Wer kennt es nicht, das berühmte Liebeslied «Maria» aus Leonard Bernsteins Musical «West Side Story»? Eine Melodie zärtlich und heissblütig zugleich. Ein Text, der fast ausschliesslich auf den Namen der geliebten Maria gesungen wird.
Einmal gehört, ist dieser Song für immer in den Gehirnwindungen seines Publikums gespeichert. Leonard Bernstein – ein Verführer?
Musik für jedermann
Leonard Bernstein war es ein Anliegen, Musik als Ganzes zu begreifen. Er wuchs mit klassischer Musik auf, besuchte bereits als Kind Klavierunterricht. Doch Bernstein hatte auch immer ein Ohr für andere Musikstile. Und er hatte keine Hemmungen, diese in seine Kompositionen einzubauen.
Sein Ziel? Musik für ein grosses Publikum und nicht bloss die Elite, die sich zu seiner Zeit hauptsächlich mit Klassik abgab.

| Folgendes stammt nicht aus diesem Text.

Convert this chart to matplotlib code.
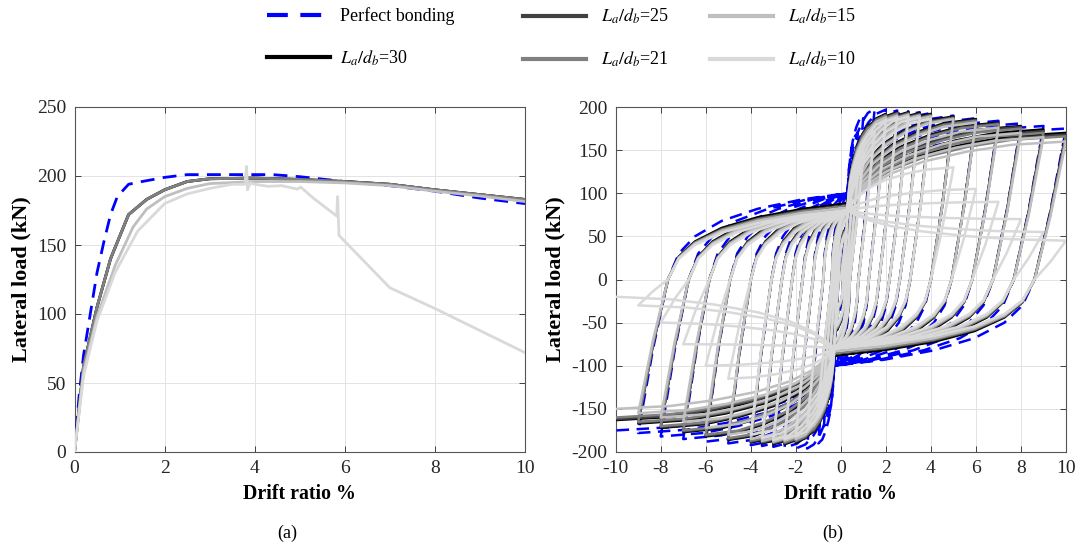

Er tat dies nicht des Erfolgs willen, sondern weil Bernstein an Musik als solche glaubte.
Talentiert und undiszipliniert
Bernstein kam vor 100 Jahren, am 25. August 1918, als Sohn jüdischer Einwanderer im US-Bundesstaat Massachusetts zur Welt.
Um seine Wurzeln in der alten Welt, genauer der Ukraine, zu betonen, bestand Bernstein auf eine gemässigte Amerikanisierung seines Namens: «Börnstein» sollte man ihn aussprechen, nicht «Börnstiin».
Als Student an der renommierten Harvard-Universität baute Bernstein drei Eigenschaften aus, die ihn sein ganzes Leben prägen sollten, schreibt sein Biograph Sven Oliver Müller: «seine Neugier, seine Brillanz – und seine Undiszipliniertheit».
Statt nur dem konservativen Musikunterricht zu folgen, studierte er folglich Literatur und Philosophie. Er inszenierte Musiktheaterstücke, schrieb für Zeitungen.
Das pralle Leben in der Sinfonie
Auf Anregung des griechischen Dirigenten Dimitri Mitropoulos nahm Bernstein Dirigierunterricht. Er wurde zu einem der grössten Dirigenten des 20. Jahrhunderts.
Vor allem die Sinfonien Gustav Mahlers hatten es dem ausdrucksfreudigen Musiker angetan. In ihnen sah er das pralle Leben mit all seinen Licht- und Schattenseiten. Seine expressiven Mahler-Aufnahmen gelten noch heute als wegweisend.
«Bernstein war kein Exzentriker, auch wenn es manchen so erschien», sagt Craig Urquhart, Bernsteins Assistent bis zu dessen Tod 1990. «Sein körperlicher Dirigierstil war einfach seine Art, mit dem Orchester zu kommunizieren. Den Sound herauszuholen, den er wollte.»
Urquhart setzt sich heute vor allem dafür ein, dass Bernstein auch als Komponist jenseits der «West Side Story» wahrgenommen wird.
So hat Bernstein unter anderem drei Sinfonien geschrieben, die wenig gespielt werden. Darunter eine über das Gedicht «Age of Anxiety» von W. H. Auden. Darin schildern vier junge Männer während des Zweiten Weltkriegs ihre Zukunftsängste und ihre Orientierungslosigkeit.
Musiker und Menschenfreund
Wie Bernstein die monumentale Sinfonie mit einem Choral der Hoffnung und Stärke ausklingen lässt, zeigt, welche lebensbejahende Kraft in dieser Jahrhundertfigur gesteckt hat.
Bernstein war ein umfassender Musiker und grosser Menschenfreund, wie es ihn seither in der Musikwelt kein zweites Mal gab.